The Angel in my Life
By Mike Dowdy
Some might say that an angel raised me although to most she was simply my maternal
grandmother. My mom died eight days before my second birthday, when she was
just twenty-eight years old. My dad died before I was nine.
When my grandmother got custodianship of my two siblings and me, she was already
widowed. In a period of 12 years, she buried her mother, her father, her husband,
three daughters, and two sons-in-law. Altogether, she raised nineteen children,
of which none of us have ever had any type of criminal record.
When I was thirteen, I was diagnosed with the same heredity disease that was
responsible for my mother's early passing, familial polyps of the colon. From
the age of thirteen until I was thirty-one, I went through numerous surgeries,
practically yearly. One of these surgeries was to perform an Ileostomy. Since
the Ileostomy, I have had 3 emergency surgeries that was the result of obstruction
and gangrene.
I vividly remember one occasion after the Ileostomy was performed. I had regained
consciousness from the surgery and got the nerve to raise the hospital sheet
and see just what the doctors had done to me. I was nineteen at the time and
what I saw devastated me. I thought my life was over. Who would want anyone
that had to live the rest of his life with a bag on his stomach?
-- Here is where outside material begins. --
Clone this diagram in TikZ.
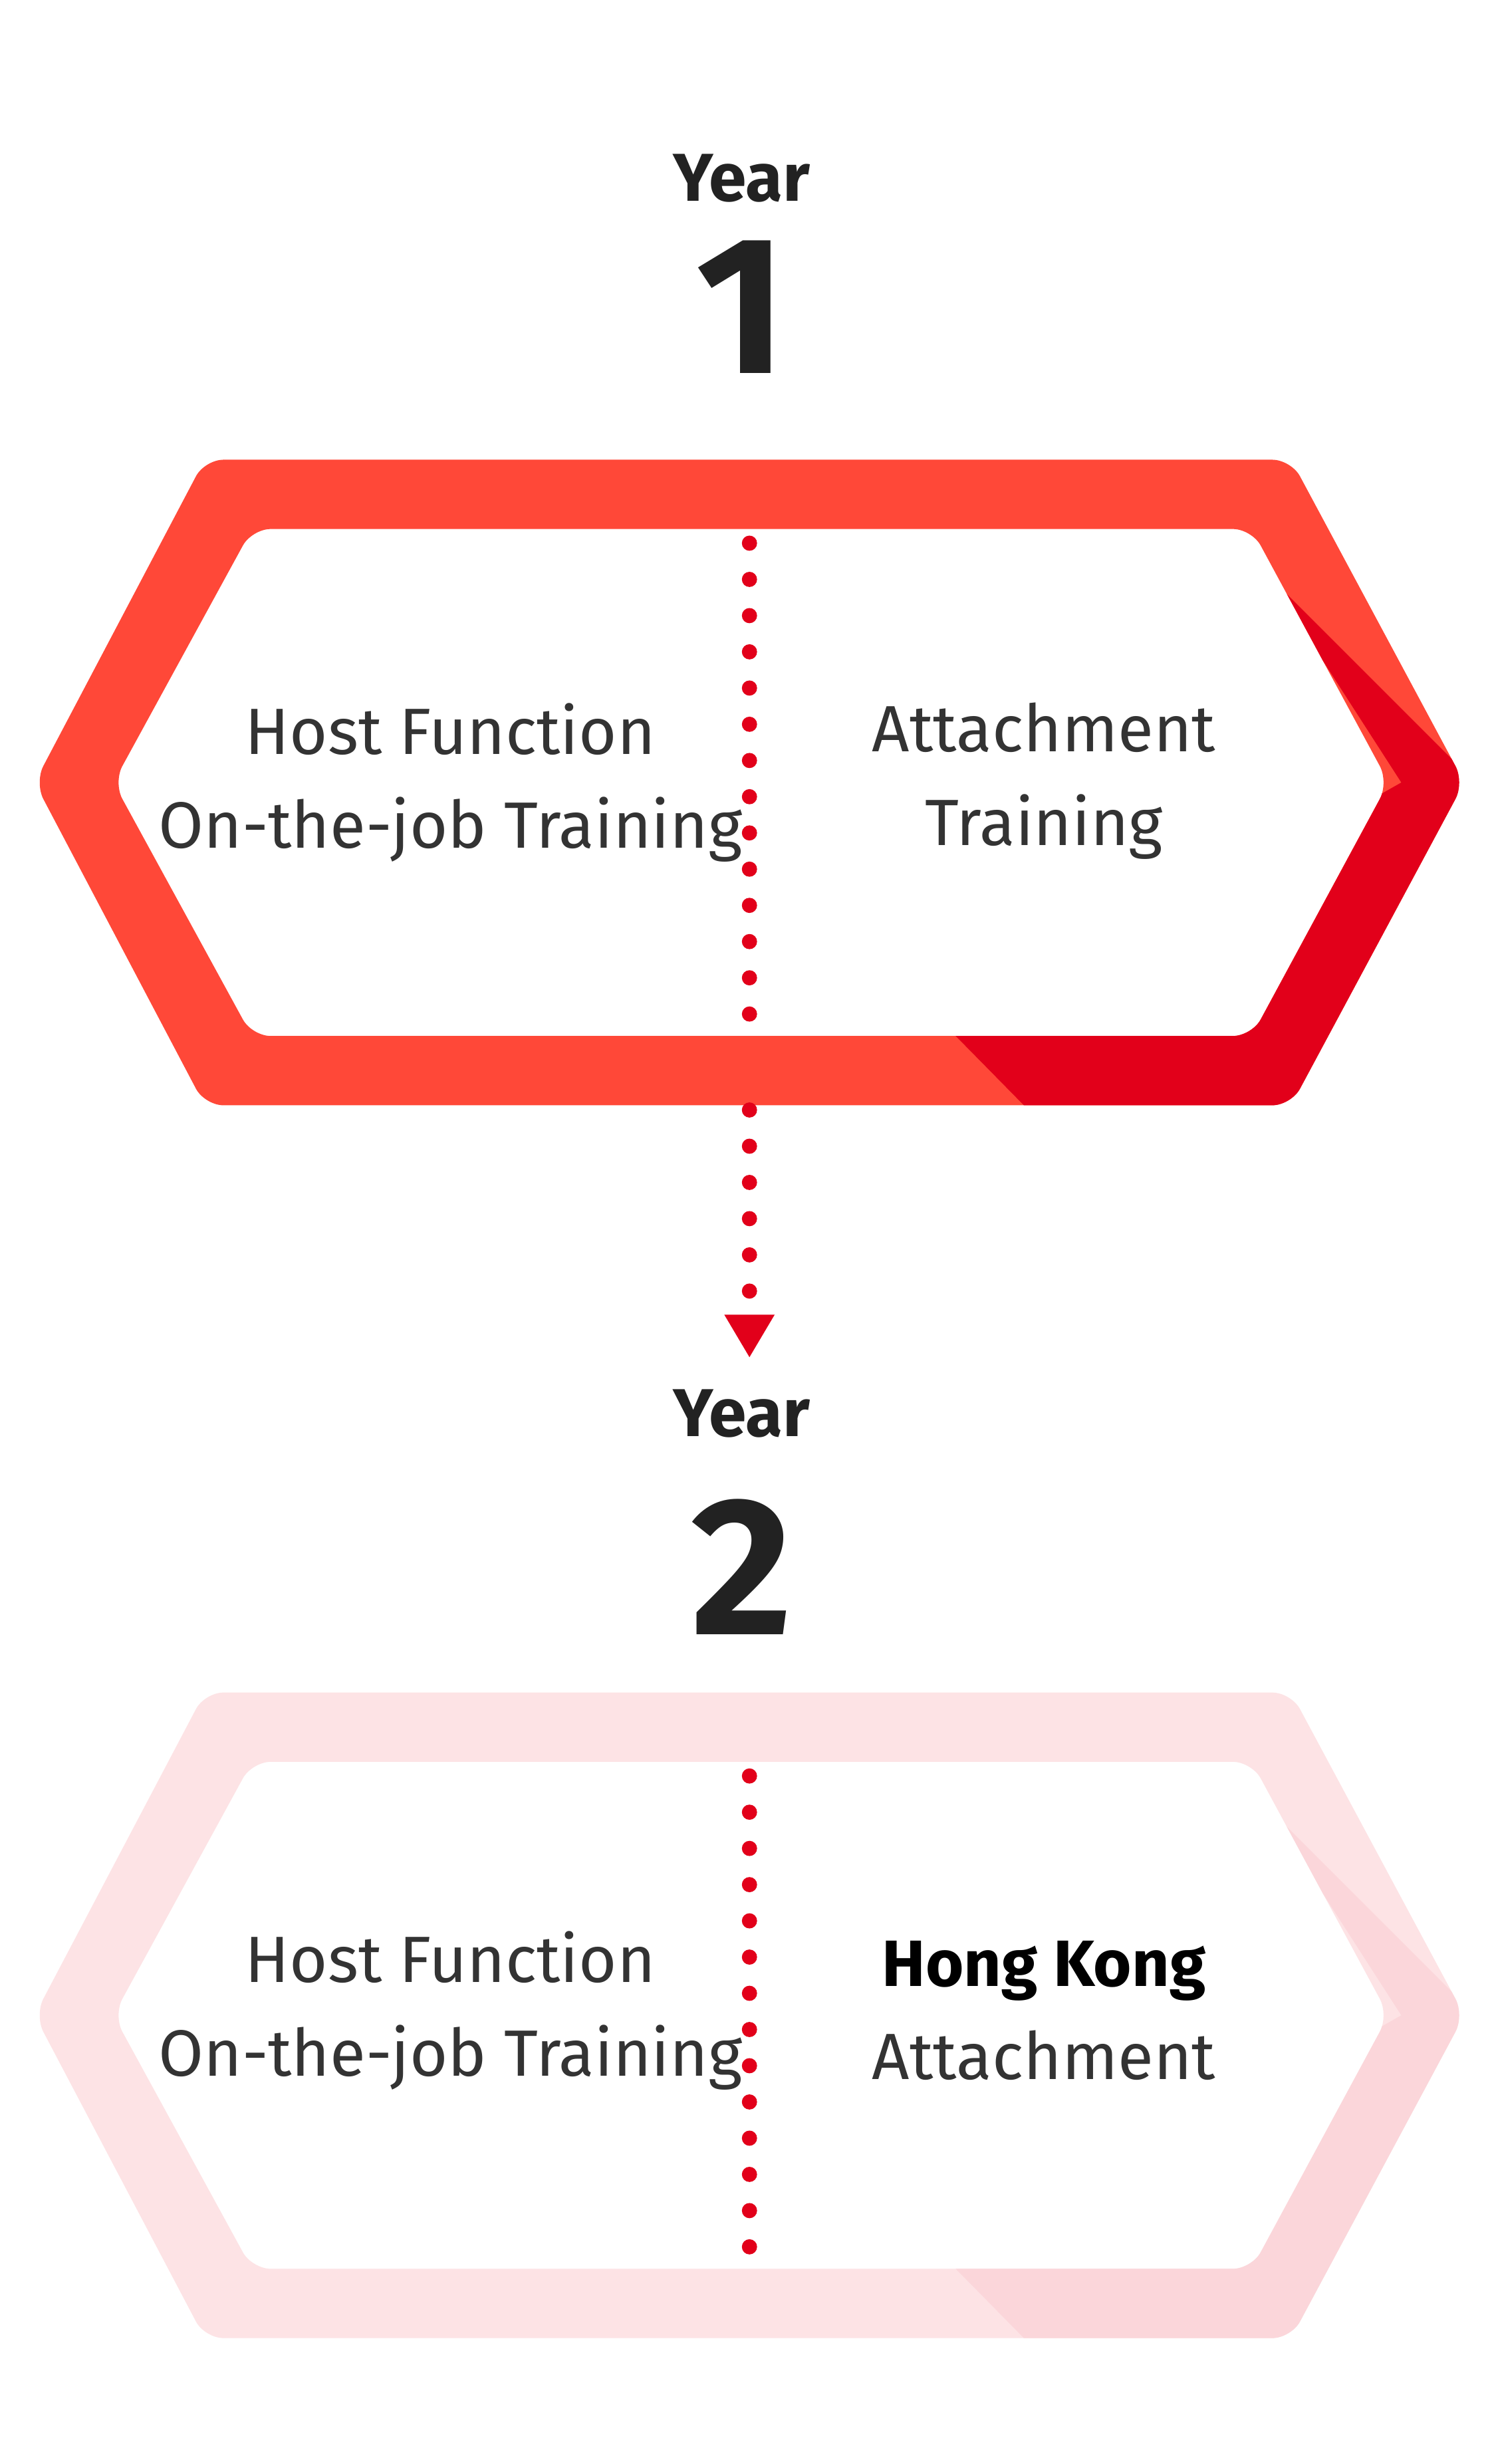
\documentclass[tikz,border=0pt]{standalone}
\usepackage{fontspec}
\setmainfont{Fira Sans}
\definecolor{hexred}{HTML}{FF4838}
\definecolor{hexdark}{HTML}{E2001A}
\definecolor{hexpale}{HTML}{FDE3E5}
\definecolor{hexpaledark}{HTML}{FBD6DA}
\definecolor{labelgray}{HTML}{333333}
\definecolor{yeargray}{HTML}{222222}
\begin{document}
\begin{tikzpicture}[
  x=0.02368cm, y=-0.02368cm,
  year/.style={font=\fontsize{29}{34}\selectfont\bfseries, text=yeargray},
  num/.style={font=\fontsize{84}{90}\selectfont\bfseries, text=yeargray},
  label/.style={font=\fontsize{28}{40}\selectfont, text=labelgray, align=center},
  dotline/.style={hexdark, line width=6.5pt, line cap=round, dash pattern=on 0pt off 15.5pt}
]
\useasboundingbox[fill=white] (0,0) rectangle (950,1565);

% hexagon frames
\foreach \dy/\ca/\cb in {0/hexred/hexdark, 783/hexpale/hexpaledark}{
  \fill[\ca, even odd rule, rounded corners=8]
    (130,292+\dy) -- (820,292+\dy) -- (930,497+\dy) -- (820,702+\dy) -- (130,702+\dy) -- (22,497+\dy) -- cycle
    (160,336+\dy) -- (795,336+\dy) -- (882,497+\dy) -- (795,658+\dy) -- (160,658+\dy) -- (72,497+\dy) -- cycle;
  \begin{scope}[even odd rule, rounded corners=8]
    \clip
      (130,292+\dy) -- (820,292+\dy) -- (930,497+\dy) -- (820,702+\dy) -- (130,702+\dy) -- (22,497+\dy) -- cycle
      (160,336+\dy) -- (795,336+\dy) -- (882,497+\dy) -- (795,658+\dy) -- (160,658+\dy) -- (72,497+\dy) -- cycle;
    \fill[\cb, sharp corners] (805,365+\dy) -- (945,505+\dy) -- (945,720+\dy) -- (668,720+\dy) -- (607,658+\dy) -- (890,497+\dy) -- cycle;
  \end{scope}
}

% years
\node[year] (year1) at (471,113) {Year};
\node[num] (num1) at (471,195) {1};
\node[year] (year2) at (471,898) {Year};
\node[num] (num2) at (471,995) {2};

% labels
\node[label] (host1) at (286,497) {Host Function\\On-the-job Training};
\node[label] (attach1) at (663,496) {Attachment\\Training};
\node[label] (host2) at (286,1277) {Host Function\\On-the-job Training};
\node[label] (attach2) at (663,1277) {\textcolor{black}{\bfseries Hong Kong}\\Attachment};

% dotted dividers and arrow
\coordinate (div1top) at (476,345);
\coordinate (div1bot) at (476,653);
\coordinate (linktop) at (476,705);
\coordinate (linkbot) at (476,825);
\coordinate (div2top) at (476,1128);
\coordinate (div2bot) at (476,1436);
\draw[dotline] (div1top) -- (div1bot);
\draw[dotline] (linktop) -- (linkbot);
\draw[dotline] (div2top) -- (div2bot);
\fill[hexdark] (460,835) -- (492,835) -- (476,862) -- cycle;
\end{tikzpicture}
\end{document}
My grandmother was very a keen woman. Even though she only had a second grade
education, she had a PHD in worldly knowledge and common sense. She sensed my
despair, and was quick to act on it. I will never forget what she said to me.
"I once complained about having no shoes, until I met a man who had no
feet."
I knew what she meant. She was telling me that no matter how bad my condition
was; there would always be someone somewhere worse off than me. She assured
me that I would find a woman that would love me for who I am, and that the bag
would not matter.
She was right. I have been married almost twenty-four years to the most wonderful
woman I could ever be paired with. Over the years, many things that she said
have revisited me, or came to pass. Her wealth of knowledge, her singing of
gospel hymns, a familiar scent of something cooking. Most of all, her ability
to never question God for all the pain, heartache and misery that she had to
endure.
On February 22, 1987, I was privileged to be holding her hand when she left
this mortal world to go to paradise. I had been at her beside for days, and
wasn't going to leave. She drifted off into her heavenly rest as peaceful as
it can be with the most wonderful expression on her face. No struggle for breath;
no pain; just peace.
It is no wonder I think of her as an angel, this great woman who raised my
siblings and me along with and many others. She was the family patriarch, the
foundation for our family. Maggie Pearl (Powell) Dunagan, until we meet again,
you are forever in my heart. Upon our reuniting, I ask only that God will allow
you to be the one to introduce me to my mother.